Recently, one of Germany’s largest utilities, E.On made the decision to leave the business of nuclear, natural gas, and coal power plants. According to E.On’s CEO, Johaness Teyssen, utilities need to make a decision on whether they want to remain producers of greenhouses gasses to generate energy or focus on renewable energy such as solar and wind power and work towards creating a more sustainable future.
The E.On Company plans to take this transition gradually. This includes placing nuclear, oil, and gas production in the new unit, maintaining power and gas distribution to retail and industrial customers, while also having renewable operations subsidized by the government. The forward step towards renewable energy is a big move for company and the plan is currently in the works to be presented at the annual shareholders’ meeting in 2016.
Renewable energy has E.On contributing to a sustainable future
RBC Capital Markets analyst John Mush said this “brave but progressive move” will provide E.On’s investors with two separate strategies focusing on operations. Bernstein Research analyst Deepa Venkateswaran said that E.On’s action can be comparable to a gambit with its creation of a “bad bank” to hold a financial institution’s risky assets.
Still according to Teyssen, the differences between the new and old businesses made it difficult to run them both well at the same time. A narrowed down focus will make E.On a “faster and more agile” company and while also making it attractive as a partner of mergers and acquisitions (M&As).

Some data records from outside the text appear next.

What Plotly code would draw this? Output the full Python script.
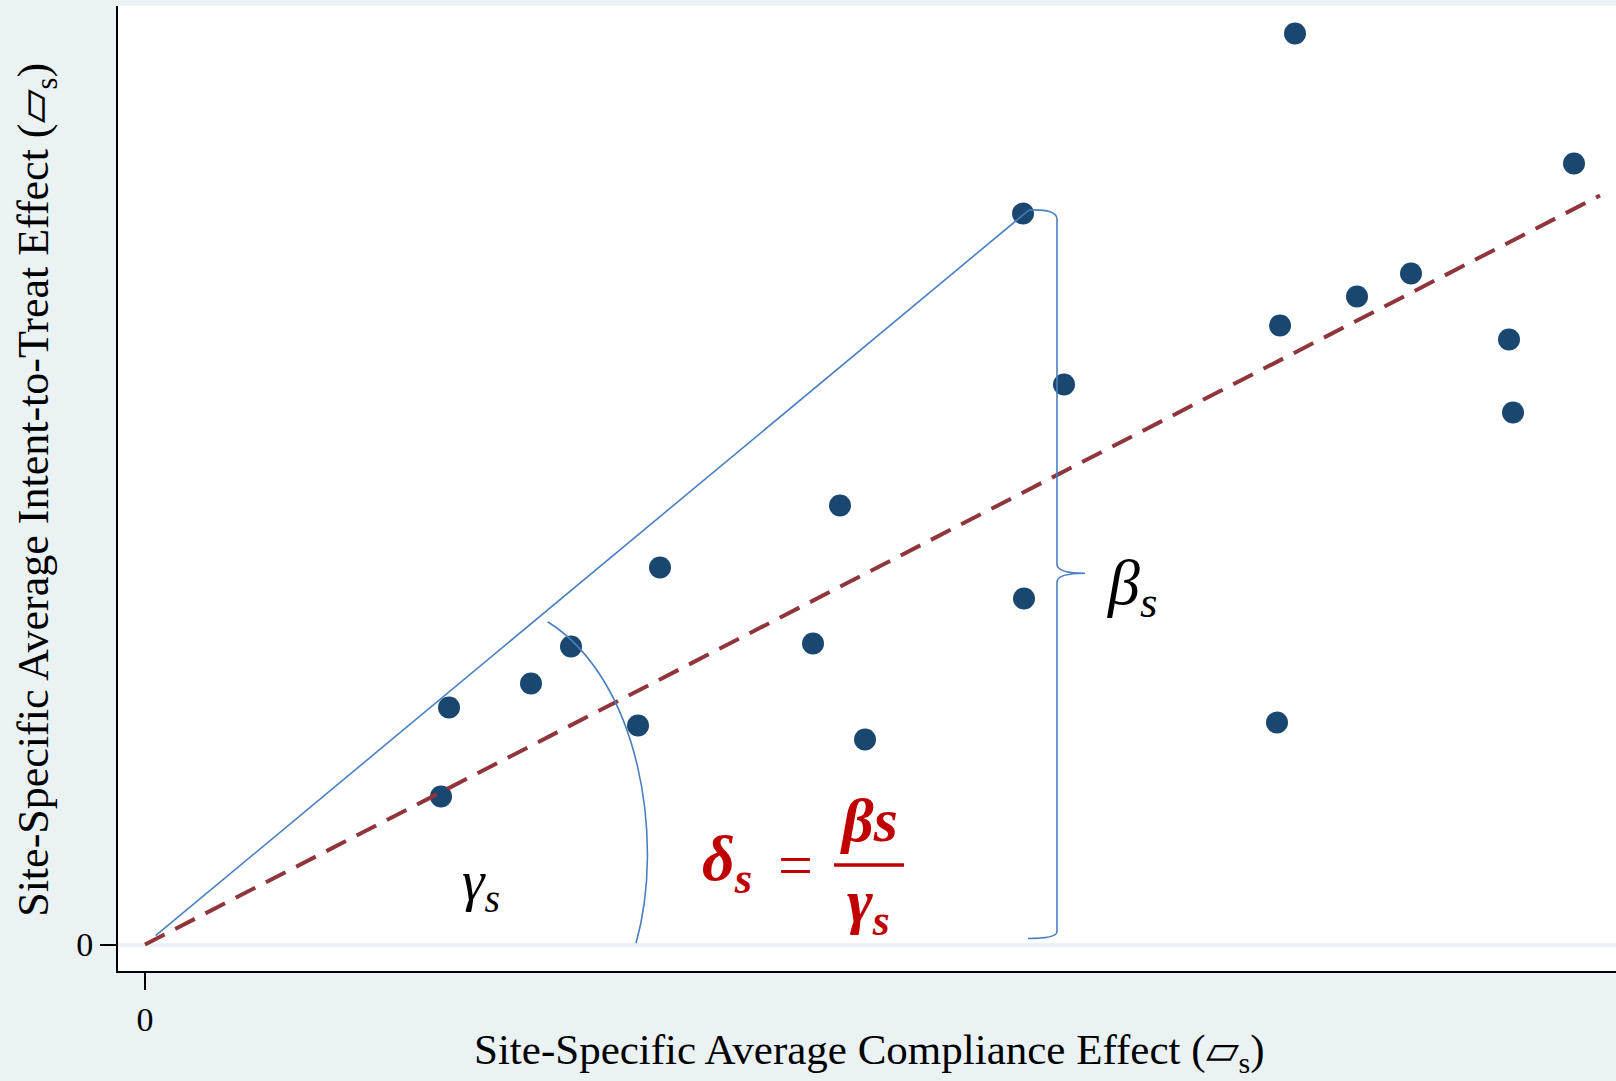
import plotly.graph_objects as go

# ---- data (arbitrary effect units; origin = 0,0) ----
compliance = [11.50, 14.29, 8.78, 12.66, 12.12, 11.35, 13.64, 9.19, 13.68, 6.95,
              5.15, 8.79, 4.26, 6.68, 3.86, 3.04, 4.93, 11.32, 7.20, 2.96]
itt = [9.11, 7.81, 7.31, 6.71, 6.48, 6.19, 6.05, 5.60, 5.32, 4.39,
       3.77, 3.46, 2.98, 3.01, 2.61, 2.37, 2.19, 2.22, 2.05, 1.48]
fit_x = [0.0, 14.55]
fit_y = [0.0, 7.49]
highlight = 2          # the site used to illustrate beta_s / gamma_s
x_ticks = [0]
y_ticks = [0]
x_tick_labels = ["0"]
y_tick_labels = ["0"]

NAVY = "#1a476f"
MAROON = "#90353b"
BLUE = "#4a7fc1"
RED = "#c00000"
BG = "#eaf2f3"
SERIF = "Liberation Serif, Times New Roman, serif"

hx, hy = compliance[highlight], itt[highlight]
top_x, top_y = hx + 0.06, hy + 0.035

fig = go.Figure()
fig.add_trace(go.Scatter(x=compliance, y=itt, mode="markers",
                         marker=dict(size=22, color=NAVY, line=dict(width=0)),
                         showlegend=False, hoverinfo="x+y"))
fig.add_trace(go.Scatter(x=[top_x * 0.012, top_x], y=[top_y * 0.012, top_y], mode="lines",
                         line=dict(color=BLUE, width=1.6), showlegend=False, hoverinfo="skip"))
fig.add_trace(go.Scatter(x=fit_x, y=fit_y, mode="lines",
                         line=dict(color=MAROON, width=4, dash="22px,12px"),
                         showlegend=False, hoverinfo="skip"))

# angle arc (gamma_s)
arc = "M 4.027,3.228 C 4.95,2.645 5.20,1.045 4.91,0.012"
fig.add_shape(type="path", path=arc, xref="x", yref="y", line=dict(color=BLUE, width=1.6))

# curly brace (beta_s)
vx, tipx = top_x + 0.28, top_x + 0.56
mid = (top_y + 0.06) / 2 + 0.01
bot = 0.06
brace = (f"M {top_x},{top_y} Q {vx},{top_y + 0.01} {vx},{top_y - 0.09} "
         f"L {vx},{mid + 0.09} Q {vx},{mid} {tipx},{mid} "
         f"Q {vx},{mid} {vx},{mid - 0.09} "
         f"L {vx},{bot + 0.07} Q {vx},{bot} {top_x - 0.01},{bot}")
fig.add_shape(type="path", path=brace, xref="x", yref="y", line=dict(color=BLUE, width=1.6))

# fraction bar
fig.add_shape(type="line", x0=6.89, x1=7.59, y0=0.795, y1=0.795, xref="x", yref="y",
              line=dict(color=RED, width=3.5))

def ann(text, x, y, size, color="black", bold=False, xanchor="center"):
    t = f"<b><i>{text}</i></b>" if bold else f"<i>{text}</i>"
    fig.add_annotation(text=t, x=x, y=y, xref="x", yref="y", showarrow=False,
                       font=dict(family=SERIF, size=size, color=color),
                       xanchor=xanchor, yanchor="middle")

ann("γ<sub>s</sub>", 3.36, 0.60, 57)
ann("β<sub>s</sub>", 9.86, 3.58, 64)
ann("δ<sub>s</sub>", 5.55, 0.82, 64, RED, True, "left")
fig.add_annotation(text="=", x=6.50, y=0.80, xref="x", yref="y", showarrow=False,
                   font=dict(family=SERIF, size=62, color=RED))
ann("βs", 7.235, 1.25, 62, RED, True)
ann("γ<sub>s</sub>", 7.235, 0.39, 62, RED, True)

# axis titles
fig.add_annotation(text="Site-Specific Average Compliance Effect (▱<sub>s</sub>)",
                   x=0.5017, y=-0.085, xref="paper", yref="paper", showarrow=False,
                   font=dict(family=SERIF, size=43, color="black"), yanchor="middle")
fig.add_annotation(text="Site-Specific Average Intent-to-Treat Effect (▱<sub>s</sub>)",
                   x=-0.0545, y=0.499, xref="paper", yref="paper", showarrow=False,
                   textangle=-90, font=dict(family=SERIF, size=44, color="black"),
                   xanchor="center", yanchor="middle")

fig.update_layout(
    width=1616, height=1081,
    margin=dict(l=118, r=0, t=6, b=110),
    paper_bgcolor=BG, plot_bgcolor="white",
    xaxis=dict(range=[-0.27, 14.71], tickvals=x_ticks, ticktext=x_tick_labels,
               ticks="outside", ticklen=17, tickwidth=2, tickcolor="black",
               showline=True, linecolor="black", linewidth=2, showgrid=False,
               zeroline=False, tickfont=dict(family=SERIF, size=34, color="black")),
    yaxis=dict(range=[-0.265, 9.385], tickvals=y_ticks, ticktext=y_tick_labels,
               ticks="outside", ticklen=16, tickwidth=2, tickcolor="black",
               showline=True, linecolor="black", linewidth=2, showgrid=False,
               zeroline=True, zerolinecolor=BG, zerolinewidth=4,
               tickfont=dict(family=SERIF, size=34, color="black")),
)

fig.write_html("out.html")
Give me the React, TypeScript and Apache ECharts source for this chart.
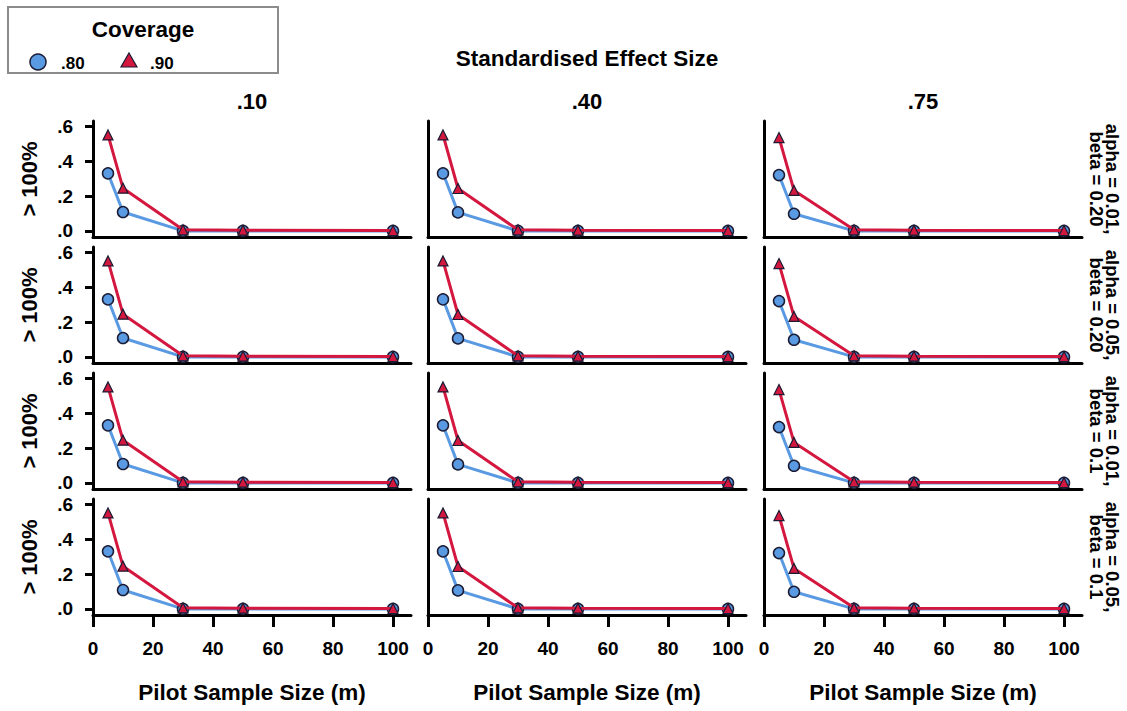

European utilities, including that of Germany’s, struggle with the sluggish demand for power. This is not to mention the competition they encounter from renewable sources of generated electricity which have reduced the power pricestypically obtained by the utilities and undercut competitiveness of power stations largely powered by gas. Utilities and other heavy users of energy are being pressured to reduce greenhouse gas emissions from 1990 levels by the year 2030.
Economics putting pressure on companies to utilize renewable energy
The European Union (EU) has pledged to cut these emissions by 40%, making it difficult for producers of traditional energy. In Germany, companies like E.On have found the transformation in energy usage particularly sweeping. Known as “Energiewende,” this includes policies with ambitious and costly efforts to boost renewable sources and phase out nuclear-powered stations.
E.On’s share price in the recent afternoon trading rose to about 5% even as it struggles to adapt with these changes in renewable energy use. Other companies have shut down their operations for gas and nuclear-fired power stations and curtailed investment budgets. This development has created concerns of a power crisis that may happen in Europe in the future.
E.On steps away from fossil fuel resources to avoid liability in future
E.On plans to establish a new company to include its coal, gas-fired and nuclear power stations in Russia and the rest of the European continent to hold gas and oil production in that country and the North Sea. As yet unnamed, E.On’s new company will inherit the majority of its liabilities as a result of the decommissioned nuclear plants in Sweden and Germany.
Meanwhile, E.On announced it will add €4.5 billion in writedowns for this year, notwithstanding €700 million which was announced previously. This is substantial loss for 2014, a contrast to the company’s reported profit of €2.5 billion and a sales figure of €122 billion. Rivals such as RWE and other utilities are expected to closely watch strategies of E.On Company as they struggle with similar issues.